Developers learn to write tests in controlled environments. You take a class, write unit tests for simple functions with no dependencies, and everything works beautifully. Then you face real code—code with dependencies, databases, file systems, APIs—and the techniques you learned suddenly feel inadequate.
I’ve been there. The gap between learning to test and actually testing existing code can feel insurmountable. That’s where characterization tests come in.
What Michael Feathers Taught Me
Years ago, I read Working Effectively with Legacy Code by Michael Feathers. The book introduced me to characterization tests, and the technique fundamentally changed how I approach untested code.
The core idea is simple: before you understand what the code should do, document what it actually does. You’re not writing tests to verify correctness—you’re writing tests to capture current behavior.
Here’s how I internalized it: focus on an area you want covered by tests, then write just enough code to get a clean pass through that code path. If it’s a method in a class, I write code to instantiate the class, call the method with parameters, and run the test without throwing an exception. That’s it. A clean pass.
To make it slightly better, I might add an assertion: if the method returns a value, I’ll verify it’s not null. I’m not asserting on specific properties or values yet. Just proving the code runs.
The Real Work: Dealing With Dependencies
This is where it gets interesting. Depending on the class, just getting that clean pass can keep you busy for a while.
When instantiating the class, I’ll pass null values or arbitrary values for dependencies. I run the test. It blows up. As soon as it tries to call a method on one of those null dependencies, I get an exception.
Now I see what I need to overcome.
If the dependency is an interface, it’s easy—I pass in a mock. That’s the ideal situation.
If it’s not an interface, I need to instantiate the real dependency. But that dependency might have its own dependencies. So I work my way through it.
Sometimes I’ll introduce an interface to break the dependency chain. But I don’t want to break the method’s contract. So what I might do is duplicate the test, give it a different name, and then update the contract to allow me to take another step. I replace the concrete dependency with an interface and let the compiler tell me which methods or properties the interface should have.
I work through each dependency until I no longer get exceptions. Once the test hits the bottom of the method and passes, I move to the next phase.
Capturing Current Behavior
Now I write assertions that verify the returned values for the input I passed.

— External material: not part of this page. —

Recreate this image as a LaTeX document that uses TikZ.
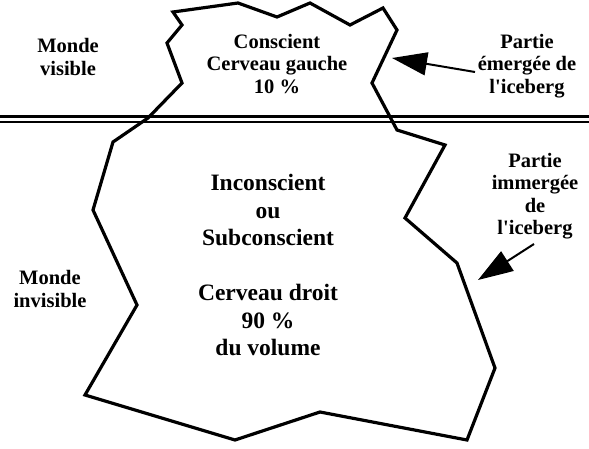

And here’s the key: I’m not concerned whether the values are accurate or correct.
Let’s say I’m calling a sum method, passing 2 and 2, and it returns 5. My assertion will say exactly that: when I call this method with 2 and 2, I get 5 back. I run the test. It passes.
Maybe there’s business logic inside that method that rounds up to odd numbers. Maybe there’s a bug. I don’t know yet. The purpose is to get a passing test that proves: given this input, the code currently returns this output.
Then I duplicate that test, change the input, capture the output, and update the assertions. I do this until I have code coverage I’m comfortable with—mainly ensuring I’m going through most, if not all, branches in the code.
At this point, I have a suite of passing tests that characterize the current behavior.
Refactoring With Confidence
Now the real work begins. With characterization tests in place, I can refactor the code to understand what it’s actually doing. I extract code into separate methods or classes. I understand how dependencies are used. I figured out why 2 plus 2 is giving me 5.
Those tests are my safety net. They prove that what’s currently there doesn’t throw exceptions and always returns the expected results for known inputs.
As I refactor and better understand the code, I also refactor the tests. I make them express different behaviors based on different inputs. I identify issues, miscalculations, or unexpected logic. And once I have that clarity, maintaining both the code and the tests moving forward becomes much easier.
Legacy Isn’t About Age
One more thing: don’t think legacy code means code written 20 years ago. It can be code written two days ago. If it’s convoluted and cumbersome, it’s legacy code.
For me, legacy code isn’t code without tests. It’s code people want to run away from. Even if there are tests, if they’re messy, people still won’t want to work on that code.
Characterization tests give you a way in. They let you establish a baseline, understand what’s really happening, and gradually transform code people avoid into code people can work with.
It’s one of the most valuable techniques I’ve learned for writing tests for legacy code. And it works whether the code is two decades old or two days old.